The stages of the thesis process and the accompanying emotions are not the same for all students. Students may pass through a range of fluctuating emotions during the doctoral journey to academic independence. Enthusiasm and excitement are often associated with the early phase of candidature. Stress, anxiety, helplessness, or frustration may be experienced at other times. Some negative emotions may be associated with the ill-defined status, uncertainty regarding the quality of the student, their work and the outcome of the degree process, as well as the loneliness and isolation of being a research student, particularly in Humanities and Social Sciences. It can therefore be difficult for some students to keep motivated and keep seeing the value in the research. Research may not always work out as planned, experiments may fail, equipment may break down. Throughout candidature we have to build our own resources and become resilient in the face of difficulty.

Though the issues that generate emotional responses in students may vary according to time, place, age and stage, emotionality appears to be a frequent part of the experience.

Some emotional reactions reported by PhD students:

Sometimes I feel like I'm flying high as a kite and other times I'm low as a tack!
Wow yes it was so exciting, the discovery was the most exciting thing I have done in my life! I could not believe how exhilarated I felt
Most people have some trauma.the notion that I am saying something that other people haven't said before and that its important, other that just repeating what other people have said or systematising what other people have said .. to take on the notion that I have something to say and its mine.
And very often I found myself sliding between feelings of competence that I can get this done and incompetence, that I'm not quite up to it. And it's like a rite of passage. It is like you have to go into the fire and only after that can you emerge on the other side saying, yes I have put it together, I have this confidence and you change as a person in this process.
I've been shocked, absolutely overwhelmed by the emotional content that has arisen for me in the process of writing the PhD".
It has been a profound emotional journey for me. A lot of fragmentation and anxiety

Emotions and supervision

The relationship with your supervisor can be a source of stress. There may be difficulties in the interaction. You may feel that your supervisor is too controlling and gives you too many directives, or you may feel that your supervisor provides you with insufficient validation, feedback or guidance. You may experience neglect by your supervisor or the difficulty of a personality conflict.

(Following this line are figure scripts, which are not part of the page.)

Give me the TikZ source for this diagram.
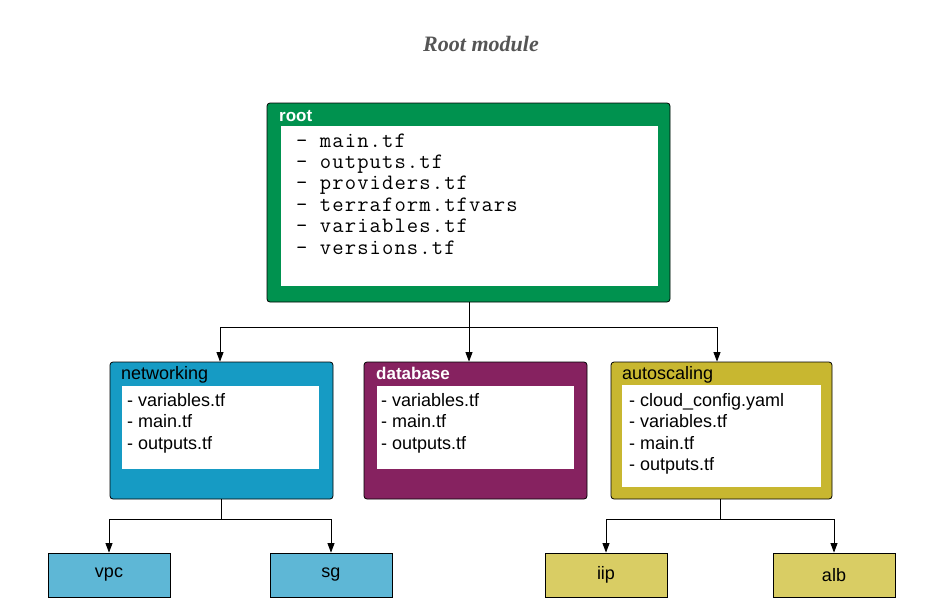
\documentclass[tikz,border=0pt]{standalone}
\usepackage{fontspec}
\setmainfont{Liberation Sans}
\newfontfamily\titlefont{Liberation Serif}
\setmonofont{Latin Modern Mono}[LetterSpace=5]
\usetikzlibrary{arrows.meta}
\definecolor{rootgreen}{RGB}{0,146,79}
\definecolor{netblue}{RGB}{22,155,196}
\definecolor{dbpurple}{RGB}{134,34,96}
\definecolor{autoolive}{RGB}{200,183,48}
\definecolor{leafblue}{RGB}{94,183,214}
\definecolor{leafyellow}{RGB}{217,205,100}
\definecolor{titlegray}{RGB}{85,85,85}
\tikzset{
  outerbox/.style={draw=black, line width=0.8pt, rounded corners=3pt, inner sep=0pt},
  innerbox/.style={fill=white, draw=none, inner sep=0pt},
  leafbox/.style={draw=black, line width=0.8pt, inner sep=0pt, minimum width=122pt, minimum height=44pt, font=\fontsize{18}{21}\selectfont},
  monoline/.style={anchor=base west, inner sep=0pt, font=\ttfamily\fontsize{22}{21}\selectfont},
  sansline/.style={anchor=base west, inner sep=0pt, font=\fontsize{18}{21}\selectfont},
  boxtitle/.style={anchor=base west, inner sep=0pt, font=\fontsize{18}{21}\selectfont},
  conn/.style={line width=0.8pt, draw=black},
  arr/.style={conn, -{Triangle[length=9.5pt,width=7pt]}}
}
\begin{document}
\begin{tikzpicture}[x=1pt,y=-1pt]
\useasboundingbox (0,0) rectangle (943,616);
% title
\node[font=\titlefont\bfseries\itshape\fontsize{22}{24}\selectfont, text=titlegray, inner sep=0pt] (title) at (481,44) {Root module};
% root
\node[outerbox, fill=rootgreen, minimum width=403pt, minimum height=199pt] (root) at (468.5,202.5) {};
\node[innerbox, minimum width=377pt, minimum height=160pt] (rootin) at (469.5,206) {};
\node[boxtitle, text=white, font=\bfseries\fontsize{17}{21}\selectfont] (roottitle) at (279,121) {root};
\node[monoline] (r1) at (296,147) {-\ main.tf};
\node[monoline] (r2) at (296,168.4) {-\ outputs.tf};
\node[monoline] (r3) at (296,189.8) {-\ providers.tf};
\node[monoline] (r4) at (296,211.2) {-\ terraform.tfvars};
\node[monoline] (r5) at (296,232.6) {-\ variables.tf};
\node[monoline] (r6) at (296,254) {-\ versions.tf};
% networking
\node[outerbox, fill=netblue, minimum width=223pt, minimum height=137pt] (net) at (221.5,430.5) {};
\node[innerbox, minimum width=197pt, minimum height=83pt] (netin) at (220.5,427.5) {};
\node[boxtitle] (nettitle) at (121,379) {networking};
\node[sansline] (n1) at (127,406) {- variables.tf};
\node[sansline] (n2) at (127,427.5) {- main.tf};
\node[sansline] (n3) at (127,449) {- outputs.tf};
% database
\node[outerbox, fill=dbpurple, minimum width=223pt, minimum height=137pt] (db) at (475.5,430.5) {};
\node[innerbox, minimum width=197pt, minimum height=83pt] (dbin) at (475.5,427.5) {};
\node[boxtitle, text=white, font=\bfseries\fontsize{17}{21}\selectfont] (dbtitle) at (376,379) {database};
\node[sansline] (d1) at (381,406) {- variables.tf};
\node[sansline] (d2) at (381,427.5) {- main.tf};
\node[sansline] (d3) at (381,449) {- outputs.tf};
% autoscaling
\node[outerbox, fill=autoolive, minimum width=221pt, minimum height=137pt] (auto) at (721.5,430.5) {};
\node[innerbox, minimum width=199pt, minimum height=102pt] (autoin) at (721.5,436) {};
\node[boxtitle] (autotitle) at (622,379) {autoscaling};
\node[sansline] (a1) at (629,406) {- cloud\_config.yaml};
\node[sansline] (a2) at (629,427.5) {- variables.tf};
\node[sansline] (a3) at (629,449) {- main.tf};
\node[sansline] (a4) at (629,470.5) {- outputs.tf};
% leaves
\node[leafbox, fill=leafblue] (vpc) at (109,575) {vpc};
\node[leafbox, fill=leafblue] (sg) at (331,575) {sg};
\node[leafbox, fill=leafyellow] (iip) at (606,575) {iip};
\node[leafbox, fill=leafyellow] (alb) at (834,575) {alb};
% connectors
\coordinate (rj) at (469,327);
\draw[conn] (root.south -| rj) -- (rj);
\draw[arr] (rj) -| ([xshift=-1.5pt]net.north);
\draw[arr] (rj) -- (rj |- db.north);
\draw[arr] (rj) -| ([xshift=-4.5pt]auto.north);
\coordinate (nj) at (221,519);
\draw[conn] (net.south -| nj) -- (nj);
\draw[arr] (nj) -| (vpc.north);
\draw[arr] (nj) -| (sg.north);
\coordinate (aj) at (720,519);
\draw[conn] (auto.south -| aj) -- (aj);
\draw[arr] (aj) -| (iip.north);
\draw[arr] (aj) -| (alb.north);
\end{tikzpicture}
\end{document}
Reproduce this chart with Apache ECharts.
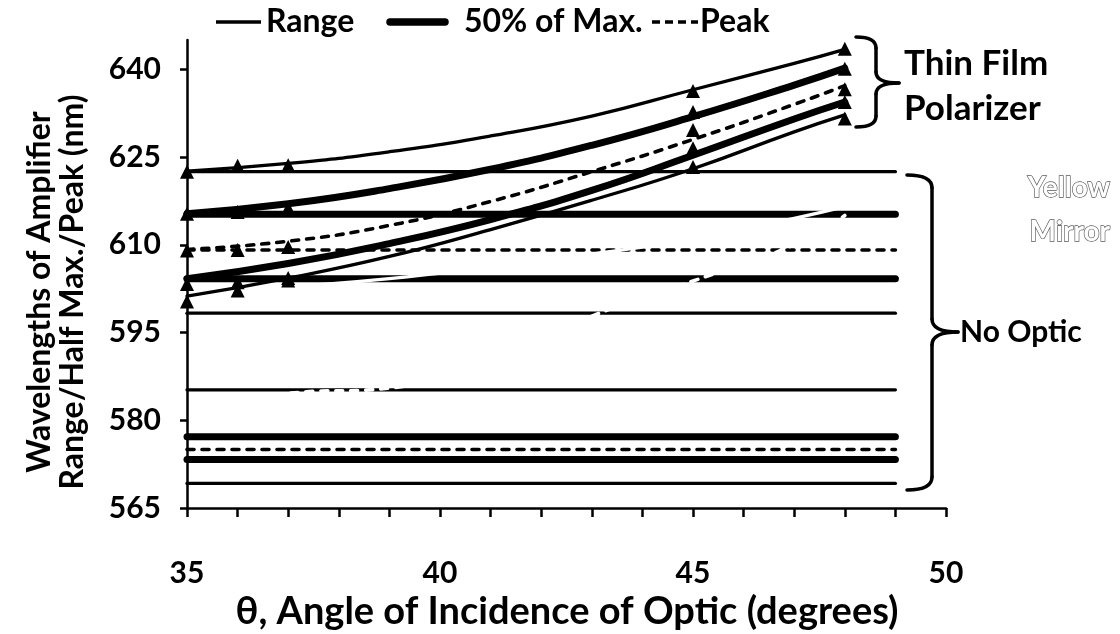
<!DOCTYPE html>
<html>
<head>
<meta charset="utf-8">
<script src="https://cdn.jsdelivr.net/npm/echarts@6/dist/echarts.min.js"></script>
<style>
  html, body { margin: 0; padding: 0; background: #ffffff; }
  #chart { width: 1120px; height: 634px; }
</style>
</head>
<body>
<div id="chart"></div>
<script>
// ---- Axis ticks ----
const xTickValues = [35, 36, 37, 38, 39, 40, 41, 42, 43, 44, 45, 46, 47, 48, 49, 50];
const xLabelValues = [35, 40, 45, 50];
const yTickValues = [565, 580, 595, 610, 625, 640];

// ---- Thin film polarizer: fitted curves (nm) read along the angle ----
const curveAngles = [35, 37, 39, 41, 43, 45, 47, 48];
const tfpRangeHigh = [622.6, 623.9, 625.9, 628.6, 632.0, 636.5, 641.0, 643.4];
const tfpHalfHigh  = [615.3, 617.0, 619.6, 622.9, 627.0, 631.9, 637.3, 640.2];
const tfpPeak      = [609.2, 610.6, 613.3, 617.4, 622.5, 628.0, 634.0, 637.2];
const tfpHalfLow   = [604.2, 606.8, 610.2, 614.3, 619.3, 625.3, 631.5, 634.4];
const tfpRangeLow  = [601.2, 604.3, 608.0, 612.6, 617.6, 623.0, 629.3, 632.2];

// ---- Thin film polarizer: measured points (nm) ----
const measuredAngles  = [35, 36, 37, 45, 48];
const tfpRangeHighPts = [622.5, 623.5, 623.6, 636.3, 643.5];
const tfpHalfHighPts  = [615.3, 615.6, 616.3, 632.7, 640.1];
const tfpPeakPts      = [609.0, 609.1, 609.6, 629.6, 636.6];
const tfpHalfLowPts   = [603.3, 603.6, 604.3, 626.5, 634.4];
const tfpRangeLowPts  = [600.3, 602.2, 603.9, 623.3, 631.6];

// ---- Yellow mirror: curves (nm), drawn in white ----
const mirrorHigh = [601.5, 602.8, 604.2, 606.2, 608.4, 611.0, 614.5, 616.5];
const mirrorPeak = [582.0, 584.6, 585.5, 590.0, 597.8, 603.8, 610.0, 615.0];

// ---- No optic: constant levels (nm) over the angle span ----
const flatAngles = [35, 49];
const noOpticUpper = { rangeHigh: 622.5, halfHigh: 615.2, peak: 609.1, halfLow: 604.2, rangeLow: 598.3 };
const noOpticLower = { rangeHigh: 585.2, halfHigh: 577.2, peak: 575.0, halfLow: 573.3, rangeLow: 569.2 };

const FONT = 'Lato, "Open Sans", sans-serif';
const INK = '#000000';
const MIRROR = '#ffffff';

const STROKES = {
  range: { width: 3.3, type: 'solid' },
  half:  { width: 7, type: 'solid' },
  peak:  { width: 3.6, type: [7, 8] }
};

function pairs(xs, ys) {
  return xs.map((x, i) => [x, ys[i]]);
}

function lineSeries(name, xs, ys, kind, smooth, z, color) {
  const s = STROKES[kind];
  return {
    type: 'line',
    name: name,
    data: pairs(xs, ys),
    symbol: 'none',
    smooth: smooth,
    silent: true,
    z: z,
    lineStyle: { color: color || INK, width: s.width, type: s.type, cap: 'round', join: 'round' }
  };
}

function flatSeries(name, level, kind) {
  return lineSeries(name, flatAngles, flatAngles.map(() => level), kind, false, 2);
}

function markerSeries(name, ys) {
  return {
    type: 'scatter',
    name: name,
    data: pairs(measuredAngles, ys),
    symbol: 'triangle',
    symbolSize: 14,
    silent: true,
    z: 5,
    itemStyle: { color: INK, opacity: 1 }
  };
}

const series = [
  flatSeries('No Optic range high', noOpticUpper.rangeHigh, 'range'),
  flatSeries('No Optic half high', noOpticUpper.halfHigh, 'half'),
  flatSeries('No Optic peak', noOpticUpper.peak, 'peak'),
  flatSeries('No Optic half low', noOpticUpper.halfLow, 'half'),
  flatSeries('No Optic range low', noOpticUpper.rangeLow, 'range'),
  flatSeries('No Optic range high 2', noOpticLower.rangeHigh, 'range'),
  flatSeries('No Optic half high 2', noOpticLower.halfHigh, 'half'),
  flatSeries('No Optic peak 2', noOpticLower.peak, 'peak'),
  flatSeries('No Optic half low 2', noOpticLower.halfLow, 'half'),
  flatSeries('No Optic range low 2', noOpticLower.rangeLow, 'range'),

  lineSeries('Yellow Mirror high', curveAngles, mirrorHigh, 'range', 0.5, 3, MIRROR),
  lineSeries('Yellow Mirror peak', curveAngles, mirrorPeak, 'peak', 0.5, 3, MIRROR),

  lineSeries('TFP range high', curveAngles, tfpRangeHigh, 'range', 0.5, 4),
  lineSeries('TFP half high', curveAngles, tfpHalfHigh, 'half', 0.5, 4),
  lineSeries('TFP peak', curveAngles, tfpPeak, 'peak', 0.5, 4),
  lineSeries('TFP half low', curveAngles, tfpHalfLow, 'half', 0.5, 4),
  lineSeries('TFP range low', curveAngles, tfpRangeLow, 'range', 0.5, 4),

  markerSeries('TFP range high pts', tfpRangeHighPts),
  markerSeries('TFP half high pts', tfpHalfHighPts),
  markerSeries('TFP peak pts', tfpPeakPts),
  markerSeries('TFP half low pts', tfpHalfLowPts),
  markerSeries('TFP range low pts', tfpRangeLowPts)
];

const axisFont = { color: INK, fontFamily: FONT, fontWeight: 'bold', fontSize: 30 };

// Curly brace built from straight and quadratic pieces
function brace(xEnd, xStem, xTip, yTop, yMid, yBot, r) {
  const st = { stroke: INK, lineWidth: 3.5, fill: null, lineCap: 'round' };
  return [
    { type: 'bezierCurve', shape: { x1: xEnd, y1: yTop, cpx1: xStem, cpy1: yTop, x2: xStem, y2: yTop + r }, style: st },
    { type: 'line', shape: { x1: xStem, y1: yTop + r, x2: xStem, y2: yMid - r }, style: st },
    { type: 'bezierCurve', shape: { x1: xStem, y1: yMid - r, cpx1: xStem, cpy1: yMid, x2: xTip, y2: yMid }, style: st },
    { type: 'bezierCurve', shape: { x1: xTip, y1: yMid, cpx1: xStem, cpy1: yMid, x2: xStem, y2: yMid + r }, style: st },
    { type: 'line', shape: { x1: xStem, y1: yMid + r, x2: xStem, y2: yBot - r }, style: st },
    { type: 'bezierCurve', shape: { x1: xStem, y1: yBot - r, cpx1: xStem, cpy1: yBot, x2: xEnd, y2: yBot }, style: st }
  ];
}

const graphic = [
  // legend
  { type: 'line', shape: { x1: 216, y1: 22, x2: 261, y2: 22 }, style: { stroke: INK, lineWidth: 3.3 } },
  { type: 'text', x: 266, y: 22, style: { text: 'Range', fill: INK, font: 'bold 32px ' + FONT, textVerticalAlign: 'middle' } },
  { type: 'line', shape: { x1: 390, y1: 22, x2: 445, y2: 22 }, style: { stroke: INK, lineWidth: 7.5, lineCap: 'round' } },
  { type: 'text', x: 464, y: 22, style: { text: '50% of Max.', fill: INK, font: 'bold 32px ' + FONT, textVerticalAlign: 'middle' } },
  { type: 'line', shape: { x1: 652, y1: 22, x2: 698, y2: 22 }, style: { stroke: INK, lineWidth: 3.3, lineDash: [8, 5] } },
  { type: 'text', x: 700, y: 22, style: { text: 'Peak', fill: INK, font: 'bold 32px ' + FONT, textVerticalAlign: 'middle' } },

  // y axis title
  { type: 'text', x: 56, y: 292, rotation: Math.PI / 2,
    style: { text: 'Wavelengths of Amplifier\nRange/Half Max./Peak (nm)', fill: INK, font: 'bold 32px ' + FONT,
             textAlign: 'center', textVerticalAlign: 'middle', lineHeight: 33 } },
  // x axis title
  { type: 'text', x: 567, y: 612,
    style: { text: 'θ, Angle of Incidence of Optic (degrees)', fill: INK, font: 'bold 38px ' + FONT,
             textAlign: 'center', textVerticalAlign: 'middle' } },

  // group labels
  ...brace(856, 876, 899, 37, 83, 127, 11),
  { type: 'text', x: 904, y: 86,
    style: { text: 'Thin Film\nPolarizer', fill: INK, font: 'bold 35px ' + FONT, textVerticalAlign: 'middle', lineHeight: 45 } },
  ...brace(907, 932, 958, 175, 332, 490, 13),
  { type: 'text', x: 960, y: 332,
    style: { text: 'No Optic', fill: INK, font: 'bold 30px ' + FONT, textVerticalAlign: 'middle' } },
  { type: 'text', x: 1110, y: 210,
    style: { text: 'Yellow\nMirror', fill: '#ffffff', stroke: '#5a5a5a', lineWidth: 1.3, font: 'bold 28px ' + FONT,
             textAlign: 'right', textVerticalAlign: 'middle', lineHeight: 44 } }
];

const option = {
  animation: false,
  backgroundColor: '#ffffff',
  grid: { left: 187, right: 174, top: 40, bottom: 126, containLabel: false },
  xAxis: {
    type: 'value', min: 35, max: 50, z: 10,
    axisLine: { show: true, onZero: false, lineStyle: { color: INK, width: 2.5 } },
    axisTick: { show: true, inside: false, length: 9, customValues: xTickValues, lineStyle: { color: INK, width: 2.5 } },
    axisLabel: { customValues: xLabelValues, margin: 50, ...axisFont },
    splitLine: { show: false }
  },
  yAxis: {
    type: 'value', min: 565, max: 645, z: 10,
    axisLine: { show: true, onZero: false, lineStyle: { color: INK, width: 2.5 } },
    axisTick: { show: true, inside: false, length: 7, customValues: yTickValues, lineStyle: { color: INK, width: 2.5 } },
    axisLabel: { customValues: yTickValues, margin: 26, ...axisFont },
    splitLine: { show: false }
  },
  series: series,
  graphic: graphic
};

const chart = echarts.init(document.getElementById('chart'));
chart.setOption(option);
</script>
</body>
</html>
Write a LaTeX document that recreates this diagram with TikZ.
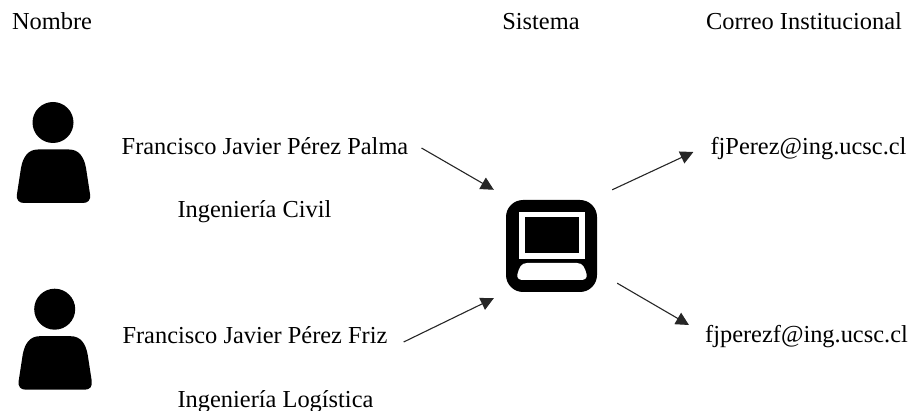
\documentclass[tikz,border=0pt]{standalone}
\usepackage{fontspec}
\usetikzlibrary{arrows.meta}
\setmainfont{Liberation Serif}
\begin{document}
\begin{tikzpicture}[x=1pt,y=-1pt,
  lbl/.style={font=\fontsize{24.4pt}{28pt}\selectfont,inner sep=0pt,text height=16pt,text depth=5pt,anchor=center},
  conn/.style={-{Triangle[length=13pt,width=13pt]},line width=1.1pt,black!85},
  person/.pic={
    \fill[black] (53,122.5) circle[radius=20.5];
    \fill[black] (38,149.5) -- (69,149.5) .. controls (79,149.5) and (84,157) .. (86,168)
      -- (90,194) .. controls (91,200) and (88,203) .. (83,203) -- (24,203)
      .. controls (19,203) and (16,200) .. (17,194) -- (21,168)
      .. controls (23,157) and (28,149.5) .. (38,149.5) -- cycle;
  }]
\useasboundingbox (0,0) rectangle (910,411);
\node[lbl] (nombre) at (52,24) {Nombre};
\node[lbl] (sistema) at (541,24.5) {Sistema};
\node[lbl] (correo) at (804,24.5) {Correo Institucional};
\pic (p1) at (0,0) {person};
\pic (p2) at (1.7,186.7) {person};
\node[lbl] (palma) at (265,149.5) {Francisco Javier Pérez Palma};
\node[lbl] (civil) at (254.5,212.5) {Ingeniería Civil};
\node[lbl] (friz) at (255,338) {Francisco Javier Pérez Friz};
\node[lbl] (logistica) at (275.5,401.5) {Ingeniería Logística};
\node[lbl] (mail1) at (808.5,149.5) {fjPerez@ing.ucsc.cl};
\node[lbl] (mail2) at (806.5,337.5) {fjperezf@ing.ucsc.cl};
% computer icon
\node[fill=black,rounded corners=17pt,minimum width=91pt,minimum height=92pt,inner sep=0pt] (pc) at (551.5,246) {};
\fill[white] (519,212) rectangle (585,259);
\fill[black] (525,217) rectangle (579,253);
\fill[white] (527,263) -- (577,263) .. controls (583,263) and (585,268) .. (586.5,274)
  .. controls (587.5,278) and (585,280) .. (581,280) -- (523,280)
  .. controls (519,280) and (516.5,278) .. (517.5,274) .. controls (519,268) and (521,263) .. (527,263) -- cycle;
% connectors
\draw[conn] ([shift={(13,-1.5)}]palma.east) -- ([shift={(-12,-10)}]pc.north west);
\draw[conn] ([shift={(16,4)}]friz.east) -- ([shift={(-12,6)}]pc.south west);
\draw[conn] ([shift={(15,-10)}]pc.north east) -- ([shift={(-17,2.5)}]mail1.west);
\draw[conn] ([shift={(20,-9)}]pc.south east) -- ([shift={(-16,-12.5)}]mail2.west);
\end{tikzpicture}
\end{document}
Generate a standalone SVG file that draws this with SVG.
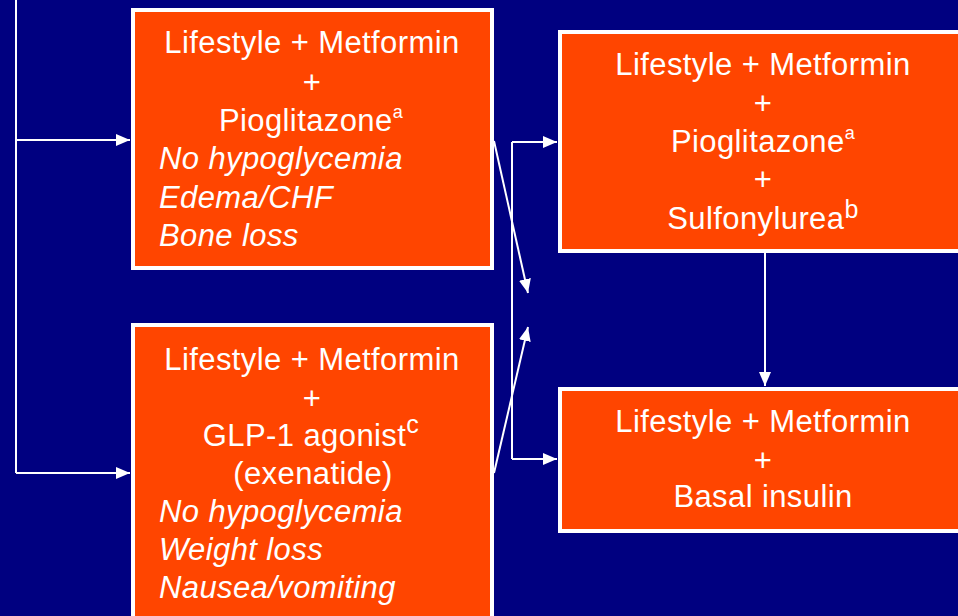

It is really important to focus on communicating clearly with your supervisor. Explain your needs, your goals, your uncertainty, your doubts and ensure that you are given adequate and clear feedback on your work. You may even like to request some validation to affirm that you are on the path to success. Ask directly for affirmation of what elements in your work are worthwhile. Taking these simple steps can alleviate negative emotions, guide your supervisor in how best to assist you and help you progress more efficiently and happily.

How to manage negative emotions

  • Don't let negative emotions impede your progress!
  • Just being aware of some of the potential emotional reactions that may emerge during candidature can help you prepare and buffer yourself.
  • Use your personal strengths, knowledge and maturity to become resilient and draw on support from your peers and supervisor/s. There are also formalised support structures available to candidates within the university.